START

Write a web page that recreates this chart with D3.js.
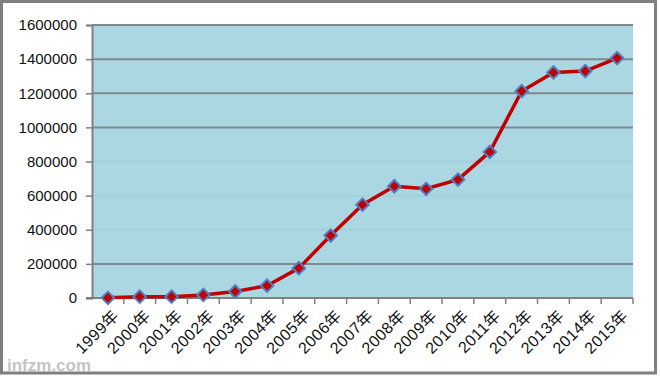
<!DOCTYPE html>
<html>
<head>
<meta charset="utf-8">
<script src="https://cdn.jsdelivr.net/npm/d3@7/dist/d3.min.js"></script>
<style>
    body { margin: 0; background: #fff; }
    svg { display: block; }
    .tick text { font-family: Arial, "Liberation Sans", "Noto Sans CJK SC", sans-serif; }
</style>
</head>
<body>
<div id="chart"></div>
<script>
`use strict`;

// chart data
let years = ['1999年', '2000年', '2001年', '2002年', '2003年', '2004年', '2005年', '2006年',
    '2007年', '2008年', '2009年', '2010年', '2011年', '2012年', '2013年', '2014年', '2015年'];
let values = [1000, 8000, 8000, 18000, 38000, 72000, 175000, 366000,
    547000, 655000, 640000, 694000, 856000, 1212000, 1322000, 1330000, 1406000];
let yTicks = [0, 200000, 400000, 600000, 800000, 1000000, 1200000, 1400000, 1600000];
let faintTicks = [400000, 600000, 800000]; // these grid lines are barely visible

let w = 660, h = 378;
let plot = { left: 92, right: 633, top: 25, bottom: 298 };

let svg = d3.select('#chart').append('svg')
    .attr('width', w).attr('height', h);

// outer frame
svg.append('rect')
    .attr('x', 1.5).attr('y', 1.5)
    .attr('width', 654).attr('height', 371.5)
    .attr('fill', '#fff')
    .attr('stroke', '#7f7f7f').attr('stroke-width', 3);

let x = d3.scaleBand().domain(years).range([plot.left, plot.right]);
let y = d3.scaleLinear().domain([0, 1600000]).range([plot.bottom, plot.top]);

// plot area
svg.append('rect')
    .attr('x', plot.left).attr('y', plot.top)
    .attr('width', plot.right - plot.left).attr('height', plot.bottom - plot.top)
    .attr('fill', '#abd7e3');

// grid lines
svg.append('g').selectAll('line').data(yTicks.filter(d => d > 0)).join('line')
    .attr('x1', plot.left).attr('x2', plot.right)
    .attr('y1', d => y(d)).attr('y2', d => y(d))
    .attr('stroke', d => faintTicks.includes(d) ? '#a2cfdc' : '#7f8a8e')
    .attr('stroke-width', 2);

// y axis
let yAxis = d3.axisLeft(y).tickValues(yTicks).tickSize(6).tickPadding(9).tickFormat(d3.format('d'));
svg.append('g')
    .attr('transform', `translate(${plot.left},0)`)
    .call(yAxis)
    .call(g => g.select('.domain').attr('stroke', '#808080').attr('stroke-width', 2))
    .call(g => g.selectAll('.tick line').attr('stroke', '#808080').attr('stroke-width', 1.5))
    .call(g => g.selectAll('.tick text').attr('font-size', 15).attr('fill', '#111'));

// x axis: ticks at category boundaries
let xg = svg.append('g').attr('transform', `translate(0,${plot.bottom})`);
xg.append('line')
    .attr('x1', plot.left - 6).attr('x2', plot.right)
    .attr('stroke', '#808080').attr('stroke-width', 2);
xg.selectAll('.xtick').data(years).join('line')
    .attr('class', 'xtick')
    .attr('x1', d => x(d) + x.bandwidth()).attr('x2', d => x(d) + x.bandwidth())
    .attr('y1', 0).attr('y2', 6)
    .attr('stroke', '#808080').attr('stroke-width', 1.5);
xg.selectAll('.xlabel').data(years).join('text')
    .attr('class', 'xlabel')
    .attr('transform', d => `translate(${x(d) + x.bandwidth() / 2 + 4},${11}) rotate(-45)`)
    .attr('text-anchor', 'end')
    .attr('dy', '0.7em')
    .attr('font-size', 16)
    .attr('letter-spacing', 0.4)
    .attr('font-family', 'Arial, "Liberation Sans", "Noto Sans CJK SC", sans-serif')
    .attr('fill', '#111')
    .text(d => d);

// line
let line = d3.line()
    .x((d, i) => x(years[i]) + x.bandwidth() / 2)
    .y(d => y(d));
svg.append('path')
    .datum(values)
    .attr('d', line)
    .attr('fill', 'none')
    .attr('stroke', '#c00000')
    .attr('stroke-width', 3.5)
    .attr('stroke-linejoin', 'round');

// diamond markers
let diamond = d3.symbol().type(d3.symbolSquare).size(78);
svg.append('g').selectAll('path').data(values).join('path')
    .attr('d', diamond)
    .attr('transform', (d, i) => `translate(${x(years[i]) + x.bandwidth() / 2},${y(d)}) rotate(45)`)
    .attr('fill', '#c00000')
    .attr('stroke', '#4f7fc0')
    .attr('stroke-width', 2);

// watermark
svg.append('text')
    .attr('x', 7).attr('y', 371)
    .attr('font-family', 'Arial, "Liberation Sans", sans-serif')
    .attr('font-weight', 'bold')
    .attr('font-size', 17)
    .attr('fill', '#c4c4c4')
    .text('infzm.com');
</script>
</body>
</html>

END

- **Do this**
Copy out every line of the material above exactly, skipping the pictures.

- **Right answer**
Write a web page that recreates this chart with D3.js.
<!DOCTYPE html>
<html>
<head>
<meta charset="utf-8">
<script src="https://cdn.jsdelivr.net/npm/d3@7/dist/d3.min.js"></script>
<style>
    body { margin: 0; background: #fff; }
    svg { display: block; }
    .tick text { font-family: Arial, "Liberation Sans", "Noto Sans CJK SC", sans-serif; }
</style>
</head>
<body>
<div id="chart"></div>
<script>
`use strict`;

// chart data
let years = ['1999年', '2000年', '2001年', '2002年', '2003年', '2004年', '2005年', '2006年',
    '2007年', '2008年', '2009年', '2010年', '2011年', '2012年', '2013年', '2014年', '2015年'];
let values = [1000, 8000, 8000, 18000, 38000, 72000, 175000, 366000,
    547000, 655000, 640000, 694000, 856000, 1212000, 1322000, 1330000, 1406000];
let yTicks = [0, 200000, 400000, 600000, 800000, 1000000, 1200000, 1400000, 1600000];
let faintTicks = [400000, 600000, 800000]; // these grid lines are barely visible

let w = 660, h = 378;
let plot = { left: 92, right: 633, top: 25, bottom: 298 };

let svg = d3.select('#chart').append('svg')
    .attr('width', w).attr('height', h);

// outer frame
svg.append('rect')
    .attr('x', 1.5).attr('y', 1.5)
    .attr('width', 654).attr('height', 371.5)
    .attr('fill', '#fff')
    .attr('stroke', '#7f7f7f').attr('stroke-width', 3);

let x = d3.scaleBand().domain(years).range([plot.left, plot.right]);
let y = d3.scaleLinear().domain([0, 1600000]).range([plot.bottom, plot.top]);

// plot area
svg.append('rect')
    .attr('x', plot.left).attr('y', plot.top)
    .attr('width', plot.right - plot.left).attr('height', plot.bottom - plot.top)
    .attr('fill', '#abd7e3');

// grid lines
svg.append('g').selectAll('line').data(yTicks.filter(d => d > 0)).join('line')
    .attr('x1', plot.left).attr('x2', plot.right)
    .attr('y1', d => y(d)).attr('y2', d => y(d))
    .attr('stroke', d => faintTicks.includes(d) ? '#a2cfdc' : '#7f8a8e')
    .attr('stroke-width', 2);

// y axis
let yAxis = d3.axisLeft(y).tickValues(yTicks).tickSize(6).tickPadding(9).tickFormat(d3.format('d'));
svg.append('g')
    .attr('transform', `translate(${plot.left},0)`)
    .call(yAxis)
    .call(g => g.select('.domain').attr('stroke', '#808080').attr('stroke-width', 2))
    .call(g => g.selectAll('.tick line').attr('stroke', '#808080').attr('stroke-width', 1.5))
    .call(g => g.selectAll('.tick text').attr('font-size', 15).attr('fill', '#111'));

// x axis: ticks at category boundaries
let xg = svg.append('g').attr('transform', `translate(0,${plot.bottom})`);
xg.append('line')
    .attr('x1', plot.left - 6).attr('x2', plot.right)
    .attr('stroke', '#808080').attr('stroke-width', 2);
xg.selectAll('.xtick').data(years).join('line')
    .attr('class', 'xtick')
    .attr('x1', d => x(d) + x.bandwidth()).attr('x2', d => x(d) + x.bandwidth())
    .attr('y1', 0).attr('y2', 6)
    .attr('stroke', '#808080').attr('stroke-width', 1.5);
xg.selectAll('.xlabel').data(years).join('text')
    .attr('class', 'xlabel')
    .attr('transform', d => `translate(${x(d) + x.bandwidth() / 2 + 4},${11}) rotate(-45)`)
    .attr('text-anchor', 'end')
    .attr('dy', '0.7em')
    .attr('font-size', 16)
    .attr('letter-spacing', 0.4)
    .attr('font-family', 'Arial, "Liberation Sans", "Noto Sans CJK SC", sans-serif')
    .attr('fill', '#111')
    .text(d => d);

// line
let line = d3.line()
    .x((d, i) => x(years[i]) + x.bandwidth() / 2)
    .y(d => y(d));
svg.append('path')
    .datum(values)
    .attr('d', line)
    .attr('fill', 'none')
    .attr('stroke', '#c00000')
    .attr('stroke-width', 3.5)
    .attr('stroke-linejoin', 'round');

// diamond markers
let diamond = d3.symbol().type(d3.symbolSquare).size(78);
svg.append('g').selectAll('path').data(values).join('path')
    .attr('d', diamond)
    .attr('transform', (d, i) => `translate(${x(years[i]) + x.bandwidth() / 2},${y(d)}) rotate(45)`)
    .attr('fill', '#c00000')
    .attr('stroke', '#4f7fc0')
    .attr('stroke-width', 2);

// watermark
svg.append('text')
    .attr('x', 7).attr('y', 371)
    .attr('font-family', 'Arial, "Liberation Sans", sans-serif')
    .attr('font-weight', 'bold')
    .attr('font-size', 17)
    .attr('fill', '#c4c4c4')
    .text('infzm.com');
</script>
</body>
</html>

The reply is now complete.